Instructions to follow:
Exactly and only the lines from the one containing "Write the Plotly code for this chart." through the one containing "ML, MR, MT, MB = 118, 18, 76, 28" belong in your copy. Pictures do not.

^^^^^^^^

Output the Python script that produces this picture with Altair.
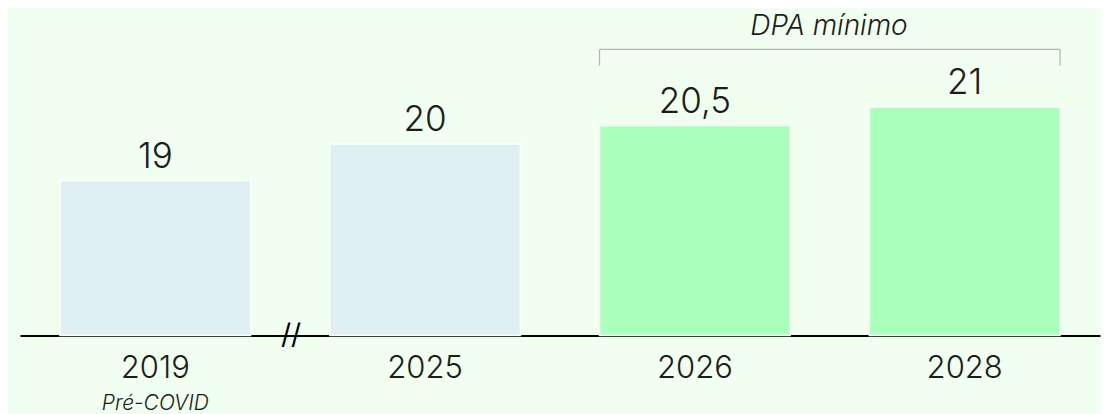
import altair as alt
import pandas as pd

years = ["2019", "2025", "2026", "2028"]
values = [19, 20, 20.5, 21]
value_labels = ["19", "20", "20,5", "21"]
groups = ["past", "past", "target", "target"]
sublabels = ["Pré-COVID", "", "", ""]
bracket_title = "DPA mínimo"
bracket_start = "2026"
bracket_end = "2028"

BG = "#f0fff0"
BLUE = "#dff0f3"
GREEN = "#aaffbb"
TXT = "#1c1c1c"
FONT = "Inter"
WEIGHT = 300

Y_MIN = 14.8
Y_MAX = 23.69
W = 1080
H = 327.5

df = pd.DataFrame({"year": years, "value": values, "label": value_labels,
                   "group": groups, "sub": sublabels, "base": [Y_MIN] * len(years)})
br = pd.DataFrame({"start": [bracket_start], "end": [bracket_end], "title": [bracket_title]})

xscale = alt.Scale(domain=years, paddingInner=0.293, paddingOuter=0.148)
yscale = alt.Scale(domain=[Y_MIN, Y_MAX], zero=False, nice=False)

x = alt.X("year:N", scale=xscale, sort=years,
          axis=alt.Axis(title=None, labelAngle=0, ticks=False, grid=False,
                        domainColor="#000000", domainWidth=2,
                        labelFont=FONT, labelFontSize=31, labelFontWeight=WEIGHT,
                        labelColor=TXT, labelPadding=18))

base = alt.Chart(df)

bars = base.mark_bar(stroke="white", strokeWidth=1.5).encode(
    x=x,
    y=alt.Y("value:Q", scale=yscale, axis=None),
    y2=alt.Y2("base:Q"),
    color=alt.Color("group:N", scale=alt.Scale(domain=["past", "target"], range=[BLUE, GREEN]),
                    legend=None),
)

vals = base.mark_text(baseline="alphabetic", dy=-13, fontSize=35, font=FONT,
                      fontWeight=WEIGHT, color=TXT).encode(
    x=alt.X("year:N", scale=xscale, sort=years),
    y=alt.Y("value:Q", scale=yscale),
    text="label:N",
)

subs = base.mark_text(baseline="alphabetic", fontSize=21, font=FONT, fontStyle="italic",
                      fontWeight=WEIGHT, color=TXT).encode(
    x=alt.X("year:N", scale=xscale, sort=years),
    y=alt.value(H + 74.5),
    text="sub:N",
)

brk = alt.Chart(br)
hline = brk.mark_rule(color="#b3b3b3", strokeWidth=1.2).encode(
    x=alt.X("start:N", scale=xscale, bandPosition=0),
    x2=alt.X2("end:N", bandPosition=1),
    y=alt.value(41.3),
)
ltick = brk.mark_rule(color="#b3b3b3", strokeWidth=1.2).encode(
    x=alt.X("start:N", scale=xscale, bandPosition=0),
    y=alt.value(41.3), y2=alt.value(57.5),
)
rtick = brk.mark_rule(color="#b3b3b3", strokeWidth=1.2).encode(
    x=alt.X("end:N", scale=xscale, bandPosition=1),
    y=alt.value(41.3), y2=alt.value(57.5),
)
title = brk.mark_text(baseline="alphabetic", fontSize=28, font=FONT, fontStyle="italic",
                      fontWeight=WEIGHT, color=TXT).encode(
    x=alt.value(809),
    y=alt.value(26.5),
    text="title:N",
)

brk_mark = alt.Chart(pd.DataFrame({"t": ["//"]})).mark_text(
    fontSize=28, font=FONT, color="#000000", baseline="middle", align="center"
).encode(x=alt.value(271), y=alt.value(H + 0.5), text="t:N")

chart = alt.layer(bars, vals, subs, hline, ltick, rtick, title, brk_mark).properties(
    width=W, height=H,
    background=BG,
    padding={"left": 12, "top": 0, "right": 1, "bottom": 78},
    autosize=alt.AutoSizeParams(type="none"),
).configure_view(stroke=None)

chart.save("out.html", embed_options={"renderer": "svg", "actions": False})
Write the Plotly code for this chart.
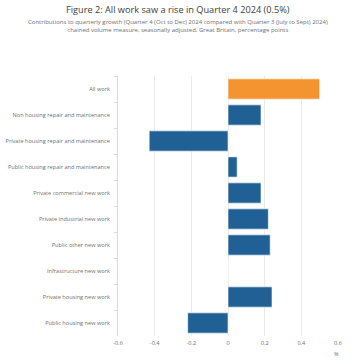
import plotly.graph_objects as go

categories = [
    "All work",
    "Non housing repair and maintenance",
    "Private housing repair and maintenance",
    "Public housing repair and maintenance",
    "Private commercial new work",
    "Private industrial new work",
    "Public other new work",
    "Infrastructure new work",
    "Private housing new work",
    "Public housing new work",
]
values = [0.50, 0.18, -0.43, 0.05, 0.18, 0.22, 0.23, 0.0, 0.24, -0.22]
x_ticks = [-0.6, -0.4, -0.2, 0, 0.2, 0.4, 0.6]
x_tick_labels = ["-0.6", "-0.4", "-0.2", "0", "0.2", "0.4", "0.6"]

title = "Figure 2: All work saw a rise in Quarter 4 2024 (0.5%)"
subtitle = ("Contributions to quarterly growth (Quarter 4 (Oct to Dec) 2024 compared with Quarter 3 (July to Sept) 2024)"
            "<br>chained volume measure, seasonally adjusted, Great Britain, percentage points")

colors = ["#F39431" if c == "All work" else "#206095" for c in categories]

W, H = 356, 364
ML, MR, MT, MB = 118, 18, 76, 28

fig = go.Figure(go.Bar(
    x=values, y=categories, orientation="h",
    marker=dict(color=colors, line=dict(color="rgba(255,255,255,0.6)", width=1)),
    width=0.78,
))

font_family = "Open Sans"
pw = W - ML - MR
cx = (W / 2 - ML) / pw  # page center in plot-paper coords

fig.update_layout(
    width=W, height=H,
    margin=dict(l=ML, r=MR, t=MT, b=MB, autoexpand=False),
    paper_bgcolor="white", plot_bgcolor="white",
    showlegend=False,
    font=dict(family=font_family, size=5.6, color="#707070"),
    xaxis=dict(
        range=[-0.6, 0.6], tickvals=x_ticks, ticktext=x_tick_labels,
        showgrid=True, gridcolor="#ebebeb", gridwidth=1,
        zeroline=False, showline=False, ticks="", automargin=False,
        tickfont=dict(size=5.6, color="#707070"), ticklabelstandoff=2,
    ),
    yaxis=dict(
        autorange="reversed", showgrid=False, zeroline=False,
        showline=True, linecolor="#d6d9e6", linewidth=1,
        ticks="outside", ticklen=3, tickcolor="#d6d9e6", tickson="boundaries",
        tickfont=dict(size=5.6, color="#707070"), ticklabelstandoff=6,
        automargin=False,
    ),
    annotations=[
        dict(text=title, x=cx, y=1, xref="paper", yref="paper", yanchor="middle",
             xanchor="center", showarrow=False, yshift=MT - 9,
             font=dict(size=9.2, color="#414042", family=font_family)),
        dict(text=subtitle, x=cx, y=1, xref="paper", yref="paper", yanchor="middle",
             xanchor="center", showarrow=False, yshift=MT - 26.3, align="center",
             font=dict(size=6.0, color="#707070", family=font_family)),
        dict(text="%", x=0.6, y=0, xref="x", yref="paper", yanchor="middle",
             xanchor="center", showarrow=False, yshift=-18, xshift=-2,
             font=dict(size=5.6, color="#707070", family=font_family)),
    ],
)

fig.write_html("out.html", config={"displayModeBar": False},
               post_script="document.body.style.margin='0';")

^^^^^^^^

Response for this exercise:
Write the Plotly code for this chart.
import plotly.graph_objects as go

categories = [
    "All work",
    "Non housing repair and maintenance",
    "Private housing repair and maintenance",
    "Public housing repair and maintenance",
    "Private commercial new work",
    "Private industrial new work",
    "Public other new work",
    "Infrastructure new work",
    "Private housing new work",
    "Public housing new work",
]
values = [0.50, 0.18, -0.43, 0.05, 0.18, 0.22, 0.23, 0.0, 0.24, -0.22]
x_ticks = [-0.6, -0.4, -0.2, 0, 0.2, 0.4, 0.6]
x_tick_labels = ["-0.6", "-0.4", "-0.2", "0", "0.2", "0.4", "0.6"]

title = "Figure 2: All work saw a rise in Quarter 4 2024 (0.5%)"
subtitle = ("Contributions to quarterly growth (Quarter 4 (Oct to Dec) 2024 compared with Quarter 3 (July to Sept) 2024)"
            "<br>chained volume measure, seasonally adjusted, Great Britain, percentage points")

colors = ["#F39431" if c == "All work" else "#206095" for c in categories]

W, H = 356, 364
ML, MR, MT, MB = 118, 18, 76, 28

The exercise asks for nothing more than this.